A Bernie Sanders Musical Takes the Revolution From Park Slope to Burlington
A Bernie Sanders Musical Takes the Revolution From Park Slope to Burlington
Michael Appler
The Village Voice
It's a week before Christmas, and all through the land Democrats have made their last stand, calling it a day, and an orange-haired Grinch has slithered down from his tower to promise us gifts. But here in Burlington, in the sleepy neighborhood of the North End, inside a community performance hall that's sometimes rented out for "salsa socials" or once a month by a Polish family who make dinner for anyone who comes, that dream of a Bernie Sanders utopia is still alive.
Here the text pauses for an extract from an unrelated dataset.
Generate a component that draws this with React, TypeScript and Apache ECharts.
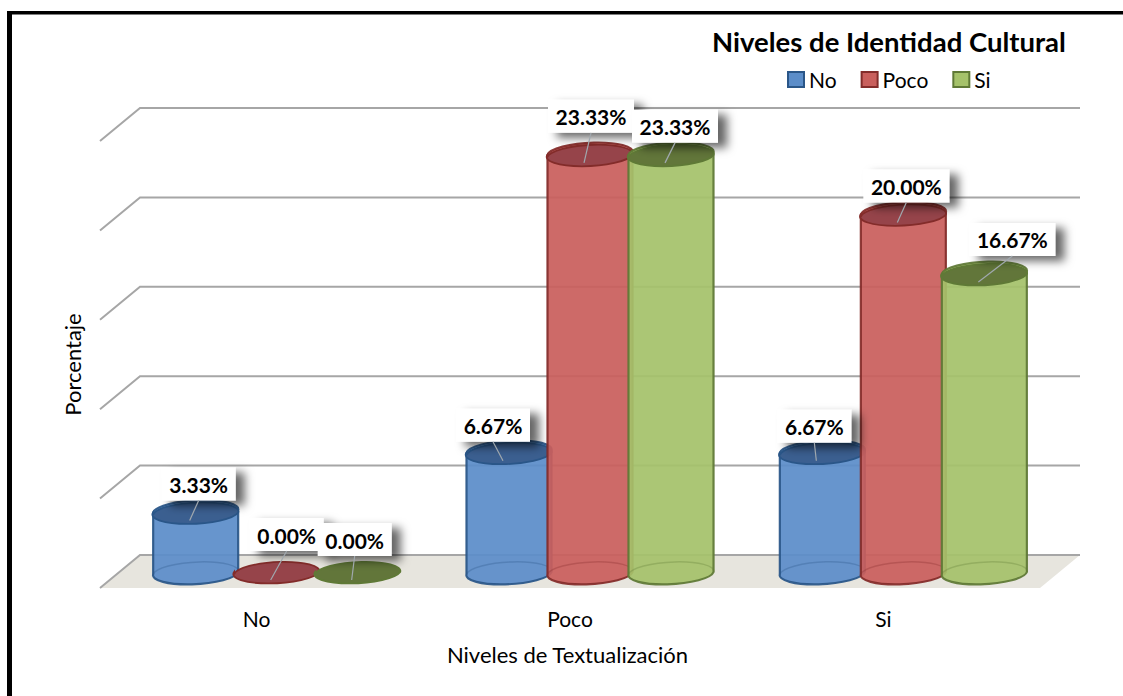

Tonight, Feel the Bern A Musical Of the People, By the People, and For the People is making its one-time-only debut. And in the front row, wearing a bright blue Bernie T-shirt and carefully watching her actors' every move, Meira Marom nervously pulls at her hair.
Performed by a cast of eight, Marom's musical is Christmas themed. Bernie Sanders is Jewish, but that doesn't matter. "Like Santa, Bernie is kind of the ultimate giver. No one gets left behind. No matter your means or background, you get a visit from him. Only his gifts are the exact opposite of Santa's consumerism-fest," says Marom. Her spectacle is also postapocalyptic and takes place in the year 2132: Global warming has washed away the eastern coast of the United States, and the characters have gathered for their holiday on the new shore in Cleveland.
The musical seems to suggest the world we might have had today, if only things hadn't gone so wrong. It's a world where posterity does, in fact, thank us for the things we've done. A world where single-payer healthcare is common sense. Where windmills and turbines and big solar panels are lawn decorations. It's also a world that looks an awful lot like Burlington, Vermont.